-- TASK DETAILS --
Find the lines holding "code" and copy them.

>> start DATA SEGMENT

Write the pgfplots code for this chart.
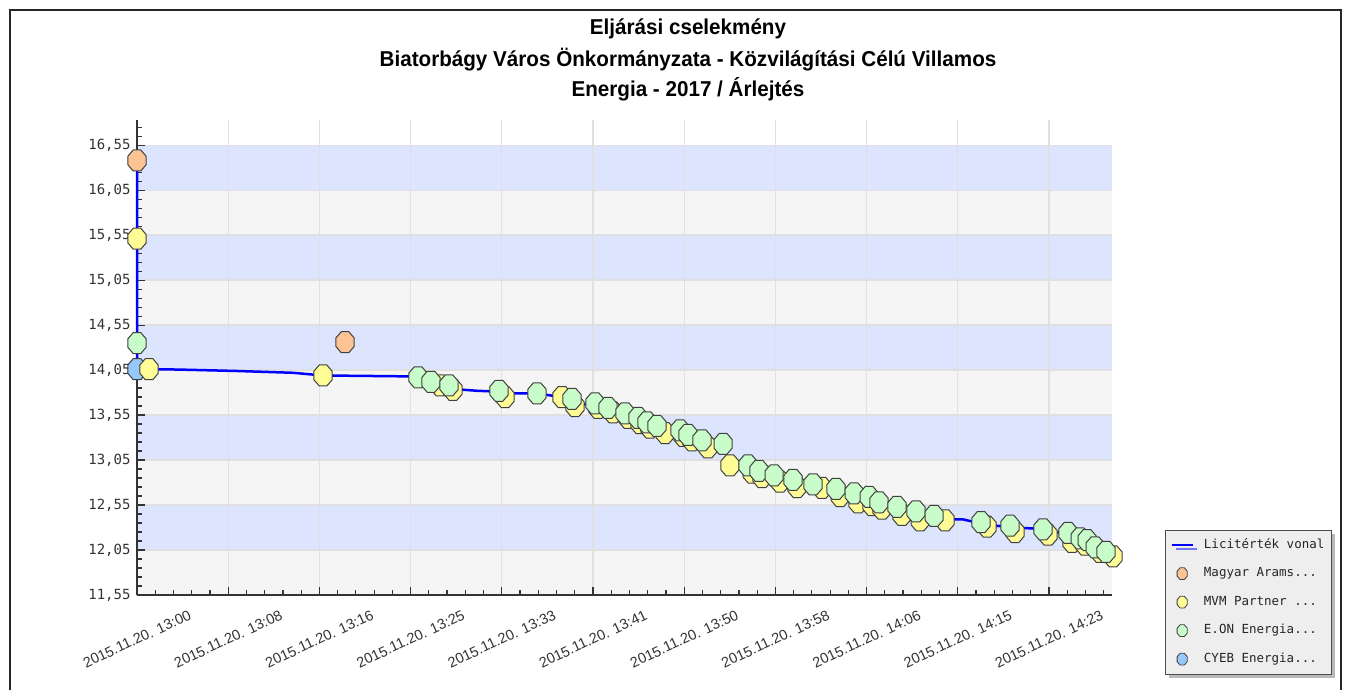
\documentclass[border=0pt]{standalone}
\usepackage{fontspec}
\usepackage{pgfplots}
\pgfplotsset{compat=1.18}
\usetikzlibrary{shadows}
\setmainfont{Liberation Sans}
\newfontfamily\titlefont{Liberation Sans}[FakeStretch=0.96]
\newfontfamily\monofont{DejaVu Sans Mono}

\definecolor{bandblue}{RGB}{221,228,253}
\definecolor{bandgray}{RGB}{245,245,245}
\definecolor{orangeM}{RGB}{252,196,148}
\definecolor{yellowM}{RGB}{255,252,150}
\definecolor{greenM}{RGB}{200,252,200}
\definecolor{blueM}{RGB}{150,200,252}
\definecolor{legbg}{RGB}{238,238,238}

\pgfdeclareplotmark{oct}{%
  \pgfpathmoveto{\pgfqpoint{0.924\pgfplotmarksize}{0.444\pgfplotmarksize}}%
  \pgfpathlineto{\pgfqpoint{0.383\pgfplotmarksize}{1.072\pgfplotmarksize}}%
  \pgfpathlineto{\pgfqpoint{-0.383\pgfplotmarksize}{1.072\pgfplotmarksize}}%
  \pgfpathlineto{\pgfqpoint{-0.924\pgfplotmarksize}{0.444\pgfplotmarksize}}%
  \pgfpathlineto{\pgfqpoint{-0.924\pgfplotmarksize}{-0.444\pgfplotmarksize}}%
  \pgfpathlineto{\pgfqpoint{-0.383\pgfplotmarksize}{-1.072\pgfplotmarksize}}%
  \pgfpathlineto{\pgfqpoint{0.383\pgfplotmarksize}{-1.072\pgfplotmarksize}}%
  \pgfpathlineto{\pgfqpoint{0.924\pgfplotmarksize}{-0.444\pgfplotmarksize}}%
  \pgfpathclose
  \pgfusepathqfillstroke
}

\begin{document}
\begin{tikzpicture}
\draw[black!85, line width=1.6pt] (10pt,0pt) -- (10pt,680pt) -- (1341pt,680pt) -- (1341pt,0pt);
\node[anchor=base, font=\titlefont\bfseries\fontsize{21.5}{21.5}\selectfont] at (688pt,655pt) {Eljárási cselekmény};
\node[anchor=base, font=\titlefont\bfseries\fontsize{21.5}{21.5}\selectfont] at (688pt,623pt) {Biatorbágy Város Önkormányzata - Közvilágítási Célú Villamos};
\node[anchor=base, font=\titlefont\bfseries\fontsize{21.5}{21.5}\selectfont] at (688pt,593pt) {Energia - 2017 / Árlejtés};

\begin{axis}[
  at={(137pt,95pt)}, anchor=south west,
  scale only axis, width=975pt, height=475pt,
  xmin=0, xmax=89.09, ymin=11.55, ymax=16.83,
  enlargelimits=false,
  set layers, clip=false,
  axis lines=left, axis line style={-, draw=black!80, line width=1.4pt},
  xtick={0,8.33333,16.66667,25,33.33333,41.66667,50,58.33333,66.66667,75,83.33333},
  xticklabels={2015.11.20. 13:00,2015.11.20. 13:08,2015.11.20. 13:16,2015.11.20. 13:25,2015.11.20. 13:33,2015.11.20. 13:41,2015.11.20. 13:50,2015.11.20. 13:58,2015.11.20. 14:06,2015.11.20. 14:15,2015.11.20. 14:23},
  minor xtick={0,1.666667,...,89},
  ytick={11.55,12.05,12.55,13.05,13.55,14.05,14.55,15.05,15.55,16.05,16.55},
  yticklabels={{11,55},{12,05},{12,55},{13,05},{13,55},{14,05},{14,55},{15,05},{15,55},{16,05},{16,55}},
  minor ytick={11.65,11.75,...,16.8},
  tick align=inside,
  major tick length=8pt, minor tick length=4.5pt,
  tick style={draw=black!80, line width=1.2pt},
  grid=major, major grid style={draw=black!12, line width=1.3pt},
  xticklabel style={font=\fontsize{14.5}{14.5}\selectfont, text=black!80, anchor=center, yshift=-44pt, rotate=25},
  yticklabel style={font=\monofont\fontsize{14}{14}\selectfont, text=black!80, xshift=-3pt},
  legend image code/.code={\draw[mark repeat=2,mark phase=2,#1] plot coordinates {(0pt,0pt) (10.5pt,0pt) (21pt,0pt)};},
  legend cell align=left,
  legend style={at={(1.0544,0.1368)}, anchor=north west, fill=legbg, draw=black!70, line width=0.8pt,
    font=\monofont\fontsize{12.5}{12.5}\selectfont, text=black!85,
    inner xsep=5pt, inner ysep=7pt, row sep=13pt,
    /tikz/every odd column/.append style={column sep=8pt},
    nodes={inner sep=2pt, text height=9pt, text depth=2.5pt},
    drop shadow={shadow xshift=4pt, shadow yshift=-4pt, fill=black!55}},
]
% background bands
\addplot[fill=bandgray, draw=none, forget plot, on layer=axis background] coordinates {(0,11.55) (89.09,11.55) (89.09,16.55) (0,16.55)} -- cycle;
\addplot[fill=bandblue, draw=none, forget plot, on layer=axis background] coordinates {(0,12.05) (89.09,12.05) (89.09,12.55) (0,12.55)} -- cycle;
\addplot[fill=bandblue, draw=none, forget plot, on layer=axis background] coordinates {(0,13.05) (89.09,13.05) (89.09,13.55) (0,13.55)} -- cycle;
\addplot[fill=bandblue, draw=none, forget plot, on layer=axis background] coordinates {(0,14.05) (89.09,14.05) (89.09,14.55) (0,14.55)} -- cycle;
\addplot[fill=bandblue, draw=none, forget plot, on layer=axis background] coordinates {(0,15.05) (89.09,15.05) (89.09,15.55) (0,15.55)} -- cycle;
\addplot[fill=bandblue, draw=none, forget plot, on layer=axis background] coordinates {(0,16.05) (89.09,16.05) (89.09,16.55) (0,16.55)} -- cycle;

\addlegendimage{draw=blue, line width=2.5pt, mark=none}
\addlegendentry{Licitérték vonal}
\addlegendimage{only marks, mark=oct, mark size=5.5pt, mark options={fill=orangeM, draw=black!75, line width=0.8pt}}
\addlegendentry{Magyar Arams...}
\addlegendimage{only marks, mark=oct, mark size=5.5pt, mark options={fill=yellowM, draw=black!75, line width=0.8pt}}
\addlegendentry{MVM Partner ...}
\addlegendimage{only marks, mark=oct, mark size=5.5pt, mark options={fill=greenM, draw=black!75, line width=0.8pt}}
\addlegendentry{E.ON Energia...}
\addlegendimage{only marks, mark=oct, mark size=5.5pt, mark options={fill=blueM, draw=black!75, line width=0.8pt}}
\addlegendentry{CYEB Energia...}

% Licitérték vonal
\addplot[draw=blue, line width=2.5pt, mark=none, forget plot] coordinates {
(0,16.38) (0,14.06) (1.10,14.06) (3.75,14.056) (9.14,14.04) (14.25,14.02) (17.00,13.99)
(24.94,13.98) (26.86,13.92) (28.87,13.84) (31.07,13.82) (33.08,13.81) (33.63,13.79)
(36.55,13.79) (38.83,13.75) (40.02,13.68) (41.85,13.66) (43.49,13.59) (44.86,13.52)
(45.96,13.47) (46.87,13.41) (48.25,13.36) (49.89,13.32) (50.71,13.27) (52.17,13.22)
(53.55,13.21) (54.18,12.99) (56.20,12.93) (57.11,12.87) (58.75,12.83) (60.31,12.77)
(62.59,12.74) (64.24,12.67) (65.88,12.61) (67.16,12.56) (68.07,12.52) (69.90,12.46)
(71.55,12.40) (73.83,12.39) (75.48,12.39) (77.67,12.33) (80.23,12.30) (83.24,12.28)
(85.43,12.20) (86.62,12.15) (87.99,12.06) (89.18,11.99)
};

% CYEB Energia
\addplot[only marks, mark=oct, mark size=9.8pt, mark options={fill=blueM, draw=black!75, line width=1pt}, forget plot] coordinates {
(0,14.06)
};
% Magyar Arams
\addplot[only marks, mark=oct, mark size=9.8pt, mark options={fill=orangeM, draw=black!75, line width=1pt}, forget plot] coordinates {
(0,16.38) (19.01,14.36)
};
% MVM Partner
\addplot[only marks, mark=oct, mark size=9.8pt, mark options={fill=yellowM, draw=black!75, line width=1pt}, forget plot] coordinates {
(0,15.51) (1.10,14.06) (17.00,13.99)
(27.69,13.88) (28.87,13.83) (33.63,13.75) (38.83,13.75) (40.02,13.65) (42.12,13.63)
(43.49,13.58) (44.86,13.52) (45.96,13.46) (46.87,13.41) (48.25,13.35) (49.89,13.32)
(50.71,13.27) (52.17,13.19) (54.18,12.99) (56.20,12.91) (57.11,12.86) (58.75,12.81)
(60.31,12.75) (62.59,12.74) (64.24,12.65) (65.88,12.58) (67.16,12.55) (68.07,12.51)
(69.90,12.44) (71.55,12.38) (73.83,12.38) (77.67,12.31) (80.23,12.25) (83.24,12.22)
(85.43,12.14) (86.62,12.11) (87.99,12.03) (89.18,11.98)
};
% E.ON Energia
\addplot[only marks, mark=oct, mark size=9.8pt, mark options={fill=greenM, draw=black!75, line width=1pt}, forget plot] coordinates {
(0,14.35)
(25.68,13.97) (26.86,13.92) (28.51,13.88) (33.08,13.82) (36.55,13.79) (39.75,13.73)
(41.85,13.68) (43.04,13.63) (44.59,13.57) (45.78,13.52) (46.60,13.47) (47.51,13.43)
(49.62,13.38) (50.35,13.33) (51.63,13.27) (53.55,13.23) (55.83,12.99) (56.83,12.93)
(58.21,12.88) (59.94,12.83) (61.77,12.78) (63.87,12.73) (65.52,12.68) (66.89,12.64)
(67.80,12.58) (69.44,12.53) (71.18,12.48) (72.83,12.43) (77.12,12.36) (79.77,12.32)
(82.78,12.28) (85.07,12.24) (86.17,12.18) (86.81,12.16) (87.54,12.08) (88.54,12.03)
};
\end{axis}
\pgfresetboundingbox
\path (0pt,0pt) rectangle (1351pt,690pt);
\end{tikzpicture}
\end{document}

>> end DATA SEGMENT

-- WORKED ANSWER --
Write the pgfplots code for this chart.
  legend image code/.code={\draw[mark repeat=2,mark phase=2,#1] plot coordinates {(0pt,0pt) (10.5pt,0pt) (21pt,0pt)};},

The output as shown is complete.